С этими словами Егор Иваныч скрылся…
– Свежим воздухом подышать захотел? Что ж, это хорошо… Помогает… А сделал бы моцион верст в пятьдесят, как рукой сняло бы… Постой же, я на тебя карикатуру напишу…
Череванин достал карандаш и бумагу. На первом плане, сверху, с распростертыми руками, красовался генерал-жених и протягивал для поцелуя губы. Подписано: «Сиволапый медведь по поднебесью летал, поросяточек щипал». Потом изобразил Дорогова, в поджаром виде, с подписью: «Говори, чего хочешь, пирога или хлеба?» и ответ Дорогова: «Мне все одно, давай хоть пирога». Под супругой Дорогова стоял текст: «Тптпрунды, баба! тптпрунды, дед! хватилися, хлеба нет; стала баба деда мять, деду где же хлеба взять?», Молотов с сонными глазами и разинутым ртом; Надя плачущая; под ними: «Терпения имате потребу». Дальше сам Череванин шел под руку с дамой; внизу написано: «Моя любовь отвечает: „Ах, Михаил Михайлыч, никак нельзя“…» Серию карикатур заключал Касимов-отец, со словами к изображенным лицам: «Милостивые государи, кто от любви чахнет, а мы от геморроя!» Карандаш его разыгрался, и он, увлекшись карикатурами, тешился по крайней мере часа три… Между тем Михаил Михайлыч и не подозревал, что Молотов на скандал решился. Он отправился к Подтяжину с намерением просить его отказаться от Надежды Игнатьевны, а если не согласится добровольно, то напугать его и принудить насильно. У него начали рождаться довольно оригинальные логические построения.
«Чего тут ждать? – думал он, торопясь к Подтяжину. – Надо действовать… Как?.. А как они действуют… Что за благодушие, что за щепетильная разборчивость в средствах?.. Против насилия нечего церемониться и бояться поднять палку… Все средства, употребляемые врагом, позволительны и против него… Это не иезуитство, а обыкновенное житейское дело, естественная защита… Что ж я предприму?.. А что бог на душу положит!.. Объясню, в чем дело, и сначала буду просить отказаться от Нади; если же он не согласится, я не задумаюсь схватить его за горло и насильно вырвать отказ. Чем это не принцип: не желай другому, чего себе не желаешь, и значит, если ты делаешь гадость, то и тебе, нисколько не стесняясь, могут нагадить? Тут не цель оправдывает средства, а только люди борются равным орудием; это вполне законное и необходимое дело, иначе всегда и ото всех будешь обижен! Тяжело наконец стало! Чего еще ждать? Того, что ли, когда у Нади, измучивши ее, вырвут согласие и обвенчают с нелюбимым человеком?»
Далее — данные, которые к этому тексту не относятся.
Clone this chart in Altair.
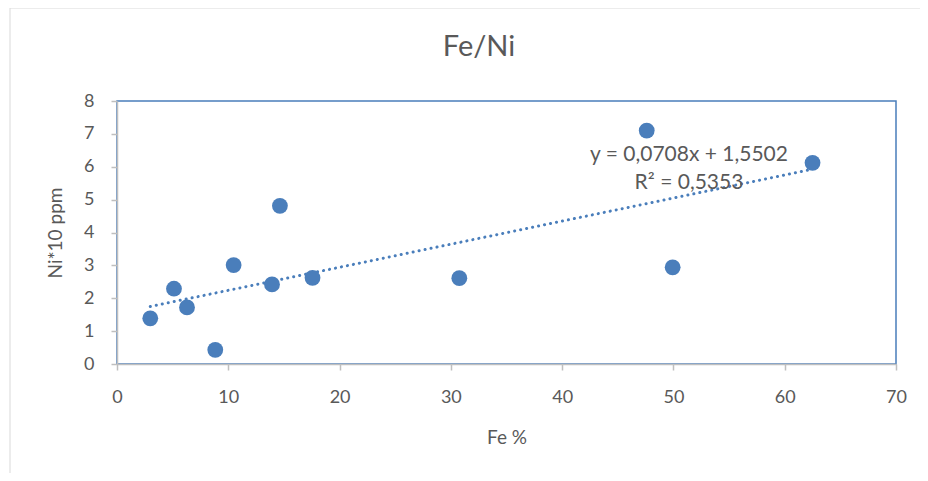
import altair as alt
import pandas as pd

fe = [2.99, 5.12, 6.29, 8.83, 10.48, 13.93, 14.64, 17.57, 30.76, 47.6, 49.93, 62.5]
ni = [1.39, 2.29, 1.72, 0.43, 3.01, 2.42, 4.81, 2.62, 2.61, 7.10, 2.94, 6.12]
eq_lines = ["y = 0,0708x + 1,5502", "R² = 0,5353"]
title_text = ["Fe/Ni"]

df = pd.DataFrame({"x": fe, "y": ni})
FONT = "Lato"
BLUE = "#4a7ebb"
GRAY = "#595959"
W, H = 779, 263

xs = alt.Scale(domain=[0, 70], nice=False)
ys = alt.Scale(domain=[0, 8], nice=False)
xaxis = alt.Axis(values=list(range(0, 71, 10)), labelFlush=False)
yaxis = alt.Axis(values=list(range(0, 9)), labelFlush=False)

frame = alt.Chart(pd.DataFrame({"a": [0]})).mark_rect(
    fill=None, stroke="#D9D9D9", strokeWidth=1, clip=False
).encode(x=alt.value(-107), x2=alt.value(804), y=alt.value(-93), y2=alt.value(400))

base = alt.Chart(df)

points = base.mark_circle(size=250, color=BLUE, opacity=1).encode(
    x=alt.X("x:Q", scale=xs, title="Fe %", axis=xaxis),
    y=alt.Y("y:Q", scale=ys, title="Ni*10 ppm", axis=yaxis),
)

trend = base.transform_regression("x", "y").mark_line(
    color=BLUE, strokeWidth=3, strokeDash=[0.1, 6], strokeCap="round"
).encode(x=alt.X("x:Q", scale=xs, title="Fe %", axis=xaxis),
         y=alt.Y("y:Q", scale=ys, title="Ni*10 ppm", axis=yaxis))

eq = alt.Chart(pd.DataFrame({"t": [eq_lines[0]]})).mark_text(
    font=FONT, fontSize=21, color=GRAY
).encode(x=alt.value(572), y=alt.value(54), text="t:N")
r2 = alt.Chart(pd.DataFrame({"t": [eq_lines[1]]})).mark_text(
    font=FONT, fontSize=21, color=GRAY
).encode(x=alt.value(572), y=alt.value(82), text="t:N")

title = alt.Chart(pd.DataFrame({"t": title_text})).mark_text(
    font=FONT, fontSize=29, color=GRAY, baseline="middle"
).encode(x=alt.value(362), y=alt.value(-54), text="t:N")

chart = alt.layer(frame, trend, points, eq, r2, title).properties(
    width=W, height=H,
    autosize=alt.AutoSizeParams(type="none"),
    padding={"left": 109, "top": 93, "right": 24, "bottom": 109},
).configure_view(stroke=BLUE, strokeWidth=1.5).configure_axis(
    grid=False, domainColor="#BFBFBF", domainWidth=1.5, tickColor="#BFBFBF",
    tickWidth=1.5, tickSize=6, labelFont=FONT, labelFontSize=18, labelColor=GRAY,
    titleFont=FONT, titleFontSize=19, titleColor=GRAY, titleFontWeight="normal",
    labelOverlap=False,
).configure_axisX(labelPadding=18, titlePadding=22).configure_axisY(
    labelPadding=17, titlePadding=18)

chart.save("out.html", embed_options={"renderer": "svg", "actions": False})
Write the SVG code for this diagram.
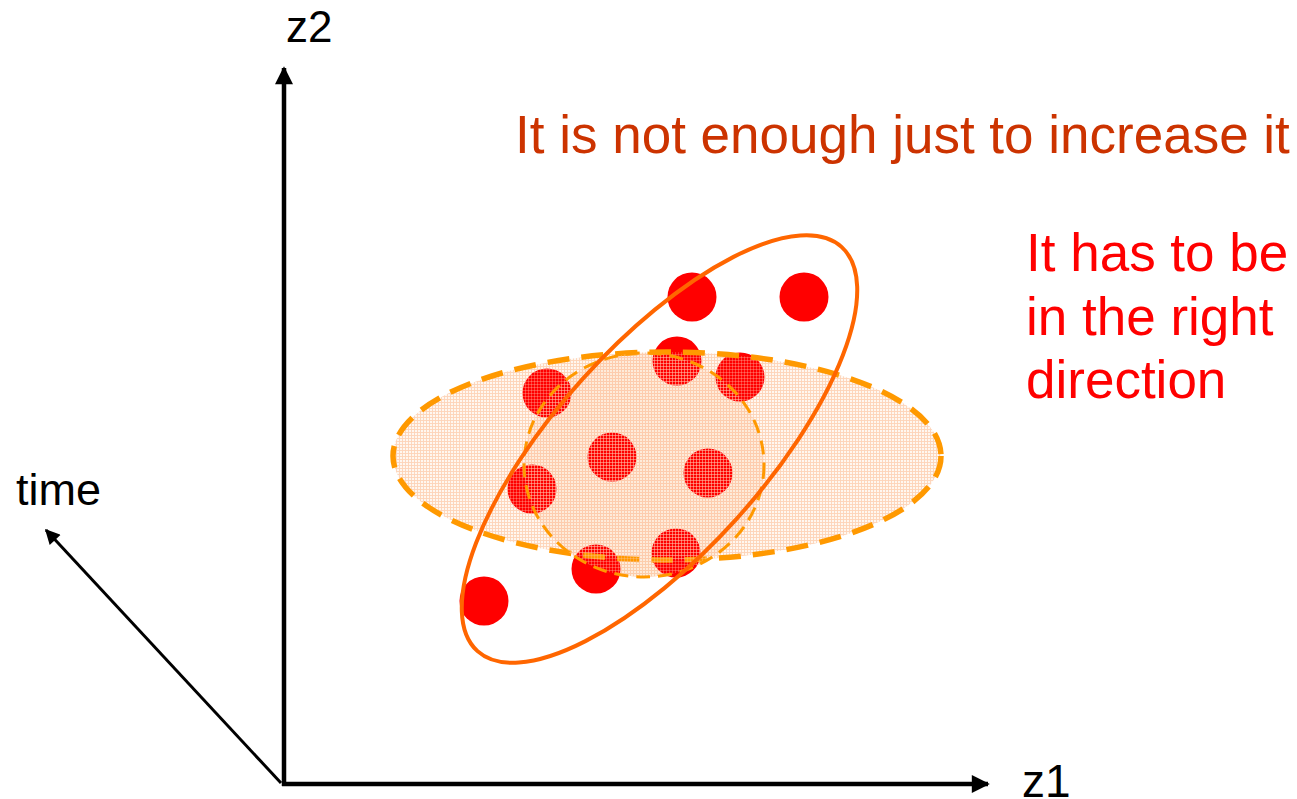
<svg xmlns="http://www.w3.org/2000/svg" width="1297" height="799" viewBox="0 0 1297 799">
<style>
.lbl{font-family:"Liberation Sans",Arial,sans-serif;}
.ax{stroke:#000;fill:none;}
.dot{fill:#FF0000;}
</style>
<defs>
<marker id="ah" viewBox="0 0 10 10" refX="9" refY="5" markerWidth="4.5" markerHeight="4" orient="auto" markerUnits="strokeWidth">
<path d="M0,0 L10,5 L0,10 z" fill="#000"/>
</marker>
<marker id="ah2" viewBox="0 0 10 10" refX="9" refY="5" markerWidth="6" markerHeight="5" orient="auto" markerUnits="strokeWidth">
<path d="M0,0 L10,5 L0,10 z" fill="#000"/>
</marker>
<pattern id="grid" width="3" height="3" patternUnits="userSpaceOnUse">
<rect width="3" height="3" fill="#FFF7F0"/>
<path d="M0,0.5 H3 M0.5,0 V3" stroke="#FCDDC3" stroke-width="1"/>
</pattern>
<pattern id="grid2" width="3" height="3" patternUnits="userSpaceOnUse">
<rect width="3" height="3" fill="#FEEBDA"/>
<path d="M0,0.5 H3 M0.5,0 V3" stroke="#FBCFA8" stroke-width="1"/>
</pattern>
<pattern id="veil" width="3" height="3" patternUnits="userSpaceOnUse">
<path d="M0,0.5 H3 M0.5,0 V3" stroke="#FFC8B0" stroke-opacity="0.4" stroke-width="0.8"/>
</pattern>
</defs>

<g id="axes">
<line class="ax" x1="284" y1="786" x2="284" y2="68" stroke-width="4.5" marker-end="url(#ah)"/>
<line class="ax" x1="282" y1="784" x2="988" y2="784" stroke-width="4.5" marker-end="url(#ah)"/>
<line class="ax" x1="281" y1="783" x2="46" y2="530" stroke-width="3" marker-end="url(#ah2)"/>
</g>

<g id="axis-labels">
<text class="lbl" x="286" y="42" font-size="44" fill="#000">z2</text>
<text class="lbl" x="1022" y="797" font-size="46" fill="#000">z1</text>
<text class="lbl" x="16" y="505" font-size="45" fill="#000">time</text>
</g>

<g id="wide-ellipse-fill">
<ellipse cx="667" cy="456" rx="274" ry="104" fill="url(#grid)"/>
<ellipse cx="644" cy="465" rx="120" ry="112" fill="url(#grid2)"/>
</g>

<g id="dots">
<circle class="dot" cx="692" cy="297" r="24.5"/>
<circle class="dot" cx="804" cy="297" r="24.5"/>
<circle class="dot" cx="677" cy="361" r="24.5"/>
<circle class="dot" cx="740" cy="377" r="24.5"/>
<circle class="dot" cx="547" cy="393" r="24.5"/>
<circle class="dot" cx="612" cy="457" r="24.5"/>
<circle class="dot" cx="708" cy="473" r="24.5"/>
<circle class="dot" cx="532" cy="489" r="24.5"/>
<circle class="dot" cx="596" cy="569" r="24.5"/>
<circle class="dot" cx="676" cy="553" r="24.5"/>
<circle class="dot" cx="484" cy="601" r="24.5"/>
</g>

<g id="wide-ellipse">
<ellipse cx="667" cy="456" rx="274" ry="104" fill="url(#veil)"/>
<ellipse cx="667" cy="456" rx="274" ry="104" fill="none" stroke="#FF9900" stroke-width="5.5" stroke-dasharray="22 12"/>
</g>

<g id="inner-circle">
<ellipse cx="644" cy="465" rx="120" ry="112" fill="url(#veil)"/>
<ellipse cx="644" cy="465" rx="120" ry="112" fill="none" stroke="#FF9900" stroke-width="3" stroke-dasharray="14 8"/>
</g>

<g id="tilted-ellipse">
<ellipse cx="0" cy="0" rx="272" ry="104" transform="translate(659.5 449) rotate(-48)" fill="none" stroke="#FF6600" stroke-width="4"/>
</g>

<g id="title">
<text class="lbl" x="515" y="153" font-size="53" fill="#CC3300">It is not enough just to increase it</text>
</g>

<g id="note">
<text class="lbl" font-size="53" fill="#FF0000">
<tspan x="1026" y="271">It has to be</tspan>
<tspan x="1026" y="335">in the right</tspan>
<tspan x="1026" y="398">direction</tspan>
</text>
</g>
</svg>
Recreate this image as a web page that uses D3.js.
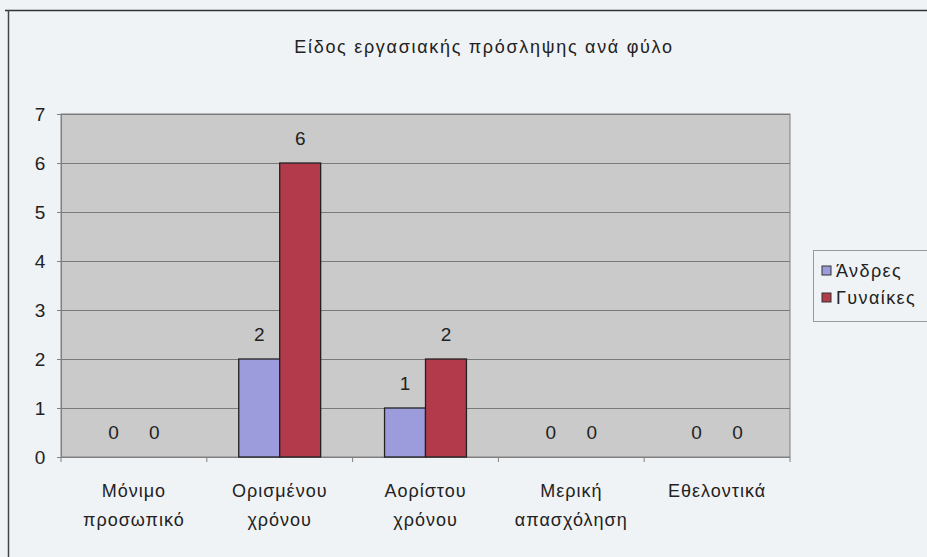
<!DOCTYPE html>
<html><head><meta charset="utf-8">
<script src="https://cdn.jsdelivr.net/npm/d3@7"></script>
<style>
html,body{margin:0;padding:0;background:#f0f2f5;}
svg{display:block;font-family:Arial, "Liberation Sans", sans-serif;}
</style></head>
<body>
<svg id="c" width="927" height="557"></svg>
<script>
const title = "Είδος εργασιακής πρόσληψης ανά φύλο";
const categories = [["Μόνιμο","προσωπικό"],["Ορισμένου","χρόνου"],["Αορίστου","χρόνου"],["Μερική","απασχόληση"],["Εθελοντικά"]];
const seriesNames = ["Άνδρες","Γυναίκες"];
const men = [0,2,1,0,0];
const women = [0,6,2,0,0];
const yTicks = [0,1,2,3,4,5,6,7];
const colors = ["#9c9cdc","#b33a4a"];

const svg = d3.select("#c");
const W=927,H=557;
svg.append("rect").attr("width",W).attr("height",H).attr("fill","#f0f3f6");
svg.append("line").attr("x1",5).attr("x2",W).attr("y1",10.5).attr("y2",10.5).attr("stroke","#333").attr("stroke-width",1.5);
svg.append("line").attr("x1",8.5).attr("x2",8.5).attr("y1",10).attr("y2",H).attr("stroke","#444").attr("stroke-width",1.5);

const L=61,R=790,T=114,B=457;
const x = d3.scaleBand().domain(d3.range(categories.length)).range([L,R]);
const y = d3.scaleLinear().domain([0,7]).range([B,T]);
const inner = d3.scaleBand().domain([0,1]).range([0,x.bandwidth()]).paddingInner(0).paddingOuter(0.78);

svg.append("rect").attr("x",L).attr("y",T).attr("width",R-L).attr("height",B-T)
  .attr("fill","#cacaca").attr("stroke","#808080").attr("stroke-width",1);

svg.append("g").selectAll("line").data(yTicks.filter(d=>d>0)).join("line")
  .attr("x1",L).attr("x2",R).attr("y1",d=>Math.round(y(d))+0.5).attr("y2",d=>Math.round(y(d))+0.5)
  .attr("stroke","#7a7a7a").attr("stroke-width",1);

const ya = svg.append("g").attr("transform",`translate(${L},0)`)
  .call(d3.axisLeft(y).tickValues(yTicks).tickSize(4).tickFormat(d3.format("d")));
ya.select(".domain").attr("stroke","#808080");
ya.selectAll(".tick line").attr("stroke","#808080");
ya.selectAll("text").attr("font-size",19).attr("fill","#222").attr("x",-21).attr("text-anchor","middle");

const xa = svg.append("g").attr("transform",`translate(0,${B})`);
xa.append("line").attr("x1",L).attr("x2",R).attr("y1",0.5).attr("y2",0.5).attr("stroke","#808080");
xa.selectAll("line.t").data(d3.range(categories.length+1)).join("line").attr("class","t")
  .attr("x1",i=>L+i*x.step()).attr("x2",i=>L+i*x.step()).attr("y1",0).attr("y2",5).attr("stroke","#808080");

const data = [];
categories.forEach((c,i)=>{ data.push({i,s:0,v:men[i]}); data.push({i,s:1,v:women[i]}); });
const g = svg.append("g");
g.selectAll("rect").data(data.filter(d=>d.v>0)).join("rect")
  .attr("x",d=>x(d.i)+inner(d.s)).attr("width",inner.bandwidth())
  .attr("y",d=>y(d.v)).attr("height",d=>y(0)-y(d.v))
  .attr("fill",d=>colors[d.s]).attr("stroke","#222").attr("stroke-width",1.3);
g.selectAll("text").data(data).join("text")
  .attr("x",d=>x(d.i)+inner(d.s)+inner.bandwidth()/2)
  .attr("y",d=>y(d.v)-18).attr("text-anchor","middle")
  .attr("font-size",19).attr("fill","#222").text(d=>d.v);

const cl = svg.append("g");
categories.forEach((c,i)=>{
  const cx = x(i)+x.bandwidth()/2;
  const t = cl.append("text").attr("text-anchor","middle")
    .attr("font-size",18).attr("letter-spacing",1).attr("fill","#222");
  c.forEach((line,k)=>t.append("tspan").attr("x",cx).attr("y",497+k*29).text(line));
});

svg.append("text").attr("x",484).attr("y",53).attr("text-anchor","middle")
  .attr("font-size",18).attr("letter-spacing",1.7).attr("fill","#222").text(title);

const lg = svg.append("g");
lg.append("rect").attr("x",813.5).attr("y",250.5).attr("width",120).attr("height",71)
  .attr("fill","#f0f3f6").attr("stroke","#999");
seriesNames.forEach((n,k)=>{
  const yy = 271 + k*27;
  lg.append("rect").attr("x",822).attr("y",yy-5).attr("width",9).attr("height",9)
    .attr("fill",colors[k]).attr("stroke","#333").attr("stroke-width",1);
  lg.append("text").attr("x",836).attr("y",yy+6).attr("font-size",18).attr("letter-spacing",1.4).attr("fill","#222").text(n);
});
</script>
</body></html>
С этими мыслями он входил к Подтяжину. Когда Молотова приняли и он отрекомендовался генералу, генерал спросил:
– По службе?
– Нет, по личному делу.
– А, так прошу садиться.
Молотов сел…
– Что скажете? – спросил Подтяжин.
Молотов приступил к делу прямо, без обиняков:
– Вы желаете жениться, ваше превосходительство?
– А вам что за дело?
– Ваша невеста Надежда Игнатьевна Дорогова?
– Что за допрос, я не понимаю?
– Ваша невеста любит другого…
– Что?
– Она не хочет быть вашей женою…
– Вы нелепости говорите – у меня есть письмо от ее отца.
– Но дочь не согласна, ее принудили…
– Принудили? Откуда же вы это узнали? Где доказательства?
Генерал нахмурил брови. По телу Молотова пробежала от досады нервная дрожь.
– Я знаю того человека, которого она любит…
– Кто ж это?
– Я сам, – ответил резко Молотов…
– Вы не кричите и не горячитесь, а говорите толком…
– Она моя невеста, – ответил Егор Иваныч.
– Кто ж после этого моя невеста?
– А я почем знаю?
– Но у меня есть письмо ее отца…
– Я вам и говорю, что отец принуждает ее идти за вас насильно. Разве вы желаете, чтобы ваша будущая жена любила кого-нибудь другого, а вас ненавидела?
– Нет, не желаю; но расскажите же наконец, что там такое случилось?